Request: Go from the first line to the line with "intensity = [0.0]" and return those lines verbatim, ends included.

=======

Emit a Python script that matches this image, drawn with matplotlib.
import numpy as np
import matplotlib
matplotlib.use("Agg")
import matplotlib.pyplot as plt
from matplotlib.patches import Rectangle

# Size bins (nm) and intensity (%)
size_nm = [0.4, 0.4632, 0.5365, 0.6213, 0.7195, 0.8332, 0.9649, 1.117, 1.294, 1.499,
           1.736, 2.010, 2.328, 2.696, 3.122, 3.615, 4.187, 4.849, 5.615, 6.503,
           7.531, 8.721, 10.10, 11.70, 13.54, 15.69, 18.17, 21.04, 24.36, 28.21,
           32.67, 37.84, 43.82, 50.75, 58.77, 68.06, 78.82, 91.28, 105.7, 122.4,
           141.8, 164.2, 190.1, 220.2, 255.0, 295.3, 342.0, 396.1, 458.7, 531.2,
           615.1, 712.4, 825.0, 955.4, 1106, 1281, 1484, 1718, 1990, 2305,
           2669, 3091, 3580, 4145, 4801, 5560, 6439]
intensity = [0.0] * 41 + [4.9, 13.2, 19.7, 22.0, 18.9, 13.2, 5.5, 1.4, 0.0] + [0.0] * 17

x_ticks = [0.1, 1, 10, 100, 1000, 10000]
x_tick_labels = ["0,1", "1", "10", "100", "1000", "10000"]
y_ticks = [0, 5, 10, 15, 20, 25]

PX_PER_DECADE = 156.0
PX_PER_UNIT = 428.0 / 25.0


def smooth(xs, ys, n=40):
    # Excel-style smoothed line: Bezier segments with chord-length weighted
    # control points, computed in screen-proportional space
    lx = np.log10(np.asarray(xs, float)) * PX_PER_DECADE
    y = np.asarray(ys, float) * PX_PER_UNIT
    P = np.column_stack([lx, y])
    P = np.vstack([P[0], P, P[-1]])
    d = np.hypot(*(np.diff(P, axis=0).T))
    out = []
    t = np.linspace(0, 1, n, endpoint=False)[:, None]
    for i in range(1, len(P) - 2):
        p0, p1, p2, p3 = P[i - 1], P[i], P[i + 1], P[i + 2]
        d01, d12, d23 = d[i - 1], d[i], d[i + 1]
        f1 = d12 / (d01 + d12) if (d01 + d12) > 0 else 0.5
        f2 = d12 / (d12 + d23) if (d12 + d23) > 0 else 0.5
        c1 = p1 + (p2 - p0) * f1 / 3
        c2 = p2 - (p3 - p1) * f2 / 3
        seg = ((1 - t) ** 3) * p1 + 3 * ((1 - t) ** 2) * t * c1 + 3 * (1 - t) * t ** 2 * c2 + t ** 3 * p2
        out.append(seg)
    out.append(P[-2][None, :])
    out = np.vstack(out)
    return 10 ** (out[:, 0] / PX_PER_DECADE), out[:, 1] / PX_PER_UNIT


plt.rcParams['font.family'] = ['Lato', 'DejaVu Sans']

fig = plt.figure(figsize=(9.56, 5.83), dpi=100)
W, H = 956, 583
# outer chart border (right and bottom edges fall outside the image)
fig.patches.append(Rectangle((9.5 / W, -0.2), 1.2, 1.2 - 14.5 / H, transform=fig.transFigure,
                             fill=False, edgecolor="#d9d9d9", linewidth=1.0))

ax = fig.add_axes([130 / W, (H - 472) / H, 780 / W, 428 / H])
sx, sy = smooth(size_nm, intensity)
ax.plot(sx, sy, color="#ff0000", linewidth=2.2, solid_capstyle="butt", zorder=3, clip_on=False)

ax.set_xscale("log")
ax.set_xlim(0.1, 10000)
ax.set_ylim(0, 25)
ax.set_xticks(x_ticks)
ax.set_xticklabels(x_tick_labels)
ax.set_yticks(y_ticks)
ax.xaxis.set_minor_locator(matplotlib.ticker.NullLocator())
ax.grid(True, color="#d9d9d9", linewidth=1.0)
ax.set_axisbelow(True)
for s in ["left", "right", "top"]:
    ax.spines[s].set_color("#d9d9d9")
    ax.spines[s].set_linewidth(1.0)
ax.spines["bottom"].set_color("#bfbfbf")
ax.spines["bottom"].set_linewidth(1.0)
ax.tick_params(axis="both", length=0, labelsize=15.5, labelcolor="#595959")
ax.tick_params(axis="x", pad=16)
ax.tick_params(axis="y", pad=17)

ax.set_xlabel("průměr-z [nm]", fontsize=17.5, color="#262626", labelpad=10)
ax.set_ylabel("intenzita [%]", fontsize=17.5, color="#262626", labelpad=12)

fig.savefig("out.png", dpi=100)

=======

Answer below:
Emit a Python script that matches this image, drawn with matplotlib.
import numpy as np
import matplotlib
matplotlib.use("Agg")
import matplotlib.pyplot as plt
from matplotlib.patches import Rectangle

# Size bins (nm) and intensity (%)
size_nm = [0.4, 0.4632, 0.5365, 0.6213, 0.7195, 0.8332, 0.9649, 1.117, 1.294, 1.499,
           1.736, 2.010, 2.328, 2.696, 3.122, 3.615, 4.187, 4.849, 5.615, 6.503,
           7.531, 8.721, 10.10, 11.70, 13.54, 15.69, 18.17, 21.04, 24.36, 28.21,
           32.67, 37.84, 43.82, 50.75, 58.77, 68.06, 78.82, 91.28, 105.7, 122.4,
           141.8, 164.2, 190.1, 220.2, 255.0, 295.3, 342.0, 396.1, 458.7, 531.2,
           615.1, 712.4, 825.0, 955.4, 1106, 1281, 1484, 1718, 1990, 2305,
           2669, 3091, 3580, 4145, 4801, 5560, 6439]
intensity = [0.0] * 41 + [4.9, 13.2, 19.7, 22.0, 18.9, 13.2, 5.5, 1.4, 0.0] + [0.0] * 17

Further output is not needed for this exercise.